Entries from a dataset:
==*==

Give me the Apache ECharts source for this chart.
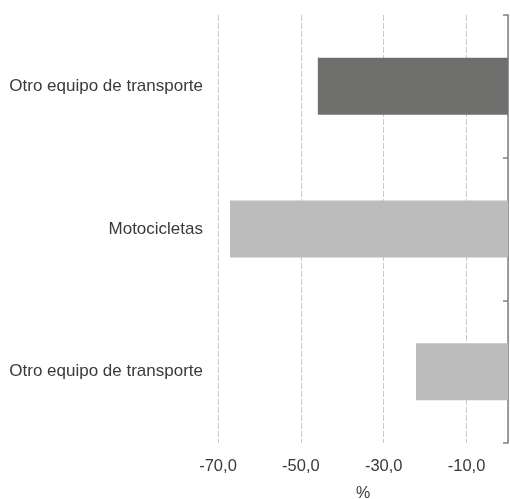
<!DOCTYPE html>
<html><head><meta charset="utf-8">
<script src="https://cdn.jsdelivr.net/npm/echarts@6/dist/echarts.min.js"></script>
<style>html,body{margin:0;padding:0;background:#fff;overflow:hidden}#c{width:510px;height:499px}</style>
</head><body><div id="c"></div>
<script>
// bottom to top
var categories = ["Otro equipo de transporte", "Motocicletas", "Otro equipo de transporte"];
var values = [-22.2, -67.1, -45.9];
var barColors = ["#bcbcbc", "#bcbcbc", "#6f6f6d"];
var xMin = -70, xMax = 0, xInterval = 20;

var chart = echarts.init(document.getElementById('c'));
chart.setOption({
  animation: false,
  grid: {left: 218, right: 2, top: 15, bottom: 56, containLabel: false, outerBoundsMode: 'none'},
  xAxis: {
    type: 'value', min: xMin, max: xMax, interval: xInterval,
    name: '%', nameLocation: 'middle', nameGap: 43,
    nameTextStyle: {fontFamily: 'Liberation Sans', fontSize: 16, color: '#3a3a3a'},
    axisLine: {show: false}, axisTick: {show: false},
    axisLabel: {showMaxLabel: false, margin: 15, fontFamily: 'Liberation Sans', fontSize: 16.5, color: '#3a3a3a',
      formatter: function (v) { return v.toFixed(1).replace('.', ','); }},
    splitLine: {show: true, lineStyle: {type: [6, 2], color: '#c8c8c8', width: 1}}
  },
  yAxis: [{
    type: 'category', position: 'left', data: categories,
    axisLine: {show: false}, axisTick: {show: false},
    axisLabel: {margin: 15, fontFamily: 'Liberation Sans', fontSize: 17, color: '#3a3a3a'}
  }, {
    type: 'category', position: 'right', data: categories,
    axisLine: {show: true, lineStyle: {color: '#808080', width: 1.5}},
    axisTick: {show: true, inside: true, length: 5, lineStyle: {color: '#808080', width: 1.5}},
    axisLabel: {show: false}
  }],
  series: [{
    type: 'bar', yAxisIndex: 0, barCategoryGap: '60%',
    data: values.map(function (v, i) { return {value: v, itemStyle: {color: barColors[i]}}; })
  }]
});
</script></body></html>
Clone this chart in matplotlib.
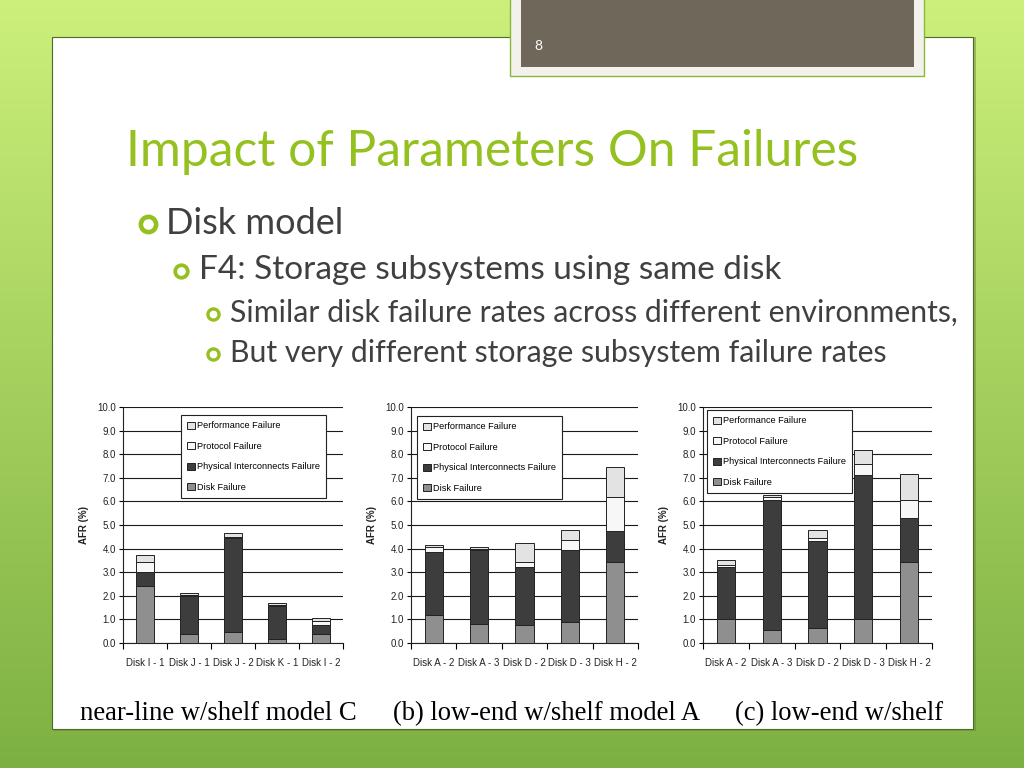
import numpy as np
import matplotlib
matplotlib.use("Agg")
import matplotlib.pyplot as plt
from matplotlib.patches import Rectangle, Patch

# ---- data (AFR %) ----
labels_c = ["Disk I - 1", "Disk J - 1", "Disk J - 2", "Disk K - 1", "Disk I - 2"]
disk_c = [2.40, 0.40, 0.45, 0.15, 0.40]
phys_c = [0.60, 1.60, 4.00, 1.40, 0.37]
prot_c = [0.45, 0.05, 0.05, 0.05, 0.15]
perf_c = [0.27, 0.05, 0.15, 0.08, 0.13]

labels_a = ["Disk A - 2", "Disk A - 3", "Disk D - 2", "Disk D - 3", "Disk H - 2"]
disk_a = [1.20, 0.80, 0.75, 0.88, 3.42]
phys_a = [2.65, 3.15, 2.45, 3.05, 1.33]
prot_a = [0.20, 0.05, 0.22, 0.42, 1.42]
perf_a = [0.12, 0.05, 0.80, 0.45, 1.30]

labels_s = ["Disk A - 2", "Disk A - 3", "Disk D - 2", "Disk D - 3", "Disk H - 2"]
disk_s = [1.02, 0.57, 0.62, 1.00, 3.43]
phys_s = [2.18, 5.50, 3.70, 6.10, 1.85]
prot_s = [0.12, 0.13, 0.15, 0.50, 0.77]
perf_s = [0.20, 0.08, 0.30, 0.58, 1.13]

series_names = ["Disk Failure", "Physical Interconnects Failure",
                "Protocol Failure", "Performance Failure"]
series_colors = ["#8f8f8f", "#3d3d3d", "#f7f7f7", "#e3e3e3"]

captions = ["near-line w/shelf model C", "(b) low-end w/shelf model A",
            "(c) low-end w/shelf"]

W, H = 1024, 768
fig = plt.figure(figsize=(10.24, 7.68), dpi=100)


def fx(x):
    return x / W


def fy(y):
    return 1 - y / H


# ---- slide background ----
bg = fig.add_axes([0, 0, 1, 1])
bg.set_axis_off()
grad = np.linspace(0, 1, 256)[:, None]
top = np.array([0.80, 0.94, 0.48])
bot = np.array([0.49, 0.69, 0.26])
img = top[None, None, :] * (1 - grad[..., None]) + bot[None, None, :] * grad[..., None]
bg.imshow(img, aspect="auto", extent=[0, 1, 0, 1], origin="upper")
bg.set_xlim(0, 1)
bg.set_ylim(0, 1)

# white panel
bg.add_patch(Rectangle((fx(54), fy(731)), fx(922), 694 / H, facecolor="#6b8a3a",
                       edgecolor="none", alpha=0.5))
bg.add_patch(Rectangle((fx(52), fy(729)), fx(921), 692 / H, facecolor="white",
                       edgecolor="#4d6b22", linewidth=0.8))

# page number box
bg.add_patch(Rectangle((fx(510), fy(76)), fx(414), 80 / H, facecolor="#f2f1ec",
                       edgecolor="#8cb83a", linewidth=1.0))
bg.add_patch(Rectangle((fx(521), fy(67)), fx(393), 71 / H, facecolor="#6e675a",
                       edgecolor="none"))
bg.text(fx(534), fy(46), "8", color="white", fontsize=10, va="center",
        ha="left", family="Lato")

# title and bullets
green = "#94c11f"
txt = "#404040"
bg.text(fx(126), fy(152), "Impact of Parameters On Failures", color=green,
        fontsize=35.8, va="center", ha="left", family="Lato")

bullets = [
    (148, 166, 223, 26, "Disk model", 11),
    (181, 199, 270, 24, "F4: Storage subsystems using same disk", 9),
    (213, 230, 313, 21.8, "Similar disk failure rates across different environments,", 8),
    (213, 230, 353, 21.8, "But very different storage subsystem failure rates", 8),
]
for bx, tx, y, fs, s, ms in bullets:
    bg.plot(fx(bx), fy(y + 1), "o", markersize=ms, markerfacecolor="white",
            markeredgecolor=green, markeredgewidth=ms * 0.3)
    bg.text(fx(tx), fy(y), s, color=txt, fontsize=fs, va="center", ha="left",
            family="Lato")

# ---- the three stacked bar charts ----
narrow = ["Liberation Sans Narrow", "Liberation Sans", "DejaVu Sans"]
panels = [
    (123, 343, labels_c, [disk_c, phys_c, prot_c, perf_c], (181, 415)),
    (411, 638, labels_a, [disk_a, phys_a, prot_a, perf_a], (417, 416)),
    (703, 932, labels_s, [disk_s, phys_s, prot_s, perf_s], (707, 410)),
]
cap_x = [80, 393, 735]

for i, (x0, x1, labels, vals, lg) in enumerate(panels):
    ax = fig.add_axes([fx(x0), fy(643), fx(x1 - x0), (643 - 407) / H])
    x = np.arange(len(labels))
    bottom = np.zeros(len(labels))
    for v, name, c in zip(vals, series_names, series_colors):
        ax.bar(x, v, width=0.4, bottom=bottom, color=c, edgecolor="#222222",
               linewidth=0.7, label=name, zorder=3)
        bottom += np.array(v)
    ax.set_xlim(-0.5, len(labels) - 0.5)
    ax.set_ylim(0, 10)
    ax.set_yticks(np.arange(0, 10.1, 1.0))
    ax.set_yticklabels([f"{t:.1f}" for t in np.arange(0, 10.1, 1.0)],
                       fontsize=7, family=narrow, color="#222222")
    ax.set_xticks(x)
    ax.set_xticklabels(labels, fontsize=7, family=narrow, color="#222222")
    ax.set_xticks(np.arange(-0.5, len(labels)), minor=True)
    ax.tick_params(axis="x", which="major", length=0, pad=11)
    ax.tick_params(axis="x", which="minor", length=4, width=0.8, direction="out")
    ax.tick_params(axis="y", length=3, width=0.8, pad=2)
    ax.yaxis.grid(True, color="#1a1a1a", linewidth=0.8, zorder=0)
    for s in ["top", "right"]:
        ax.spines[s].set_visible(False)
    ax.spines["left"].set_color("#222222")
    ax.spines["bottom"].set_color("#222222")
    ax.set_ylabel("AFR (%)", fontsize=7, family=narrow, fontweight="bold",
                  color="#222222", labelpad=6)
    ax.set_facecolor("none")

    handles = [Patch(facecolor=c, edgecolor="#222222", linewidth=0.7)
               for c in series_colors][::-1]
    lx0, ly0 = lg
    leg = fig.legend(handles, series_names[::-1], loc="upper left",
                     bbox_to_anchor=(fx(lx0), fy(ly0)),
                     prop={"family": narrow, "size": 6.6},
                     frameon=True, fancybox=False, edgecolor="#222222",
                     framealpha=1, borderpad=0.7, labelspacing=1.25,
                     handlelength=0.8, handleheight=0.8, handletextpad=0.25,
                     borderaxespad=0)
    leg.get_frame().set_linewidth(0.8)
    leg.set_zorder(10)

    bg.text(fx(cap_x[i]), fy(714), captions[i], fontsize=19.2,
            family="Liberation Serif", va="center", ha="left", color="black")

fig.savefig("out.png", dpi=100)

==*==

> **WHAT TO PRODUCE**: Print exactly the lines from the line containing "Clone this chart in matplotlib." through the line containing "perf_c = [0.27, 0.05, 0.15, 0.08, 0.13]", and omit any picture found among them.

> **FULL ANSWER**:
Clone this chart in matplotlib.
import numpy as np
import matplotlib
matplotlib.use("Agg")
import matplotlib.pyplot as plt
from matplotlib.patches import Rectangle, Patch

# ---- data (AFR %) ----
labels_c = ["Disk I - 1", "Disk J - 1", "Disk J - 2", "Disk K - 1", "Disk I - 2"]
disk_c = [2.40, 0.40, 0.45, 0.15, 0.40]
phys_c = [0.60, 1.60, 4.00, 1.40, 0.37]
prot_c = [0.45, 0.05, 0.05, 0.05, 0.15]
perf_c = [0.27, 0.05, 0.15, 0.08, 0.13]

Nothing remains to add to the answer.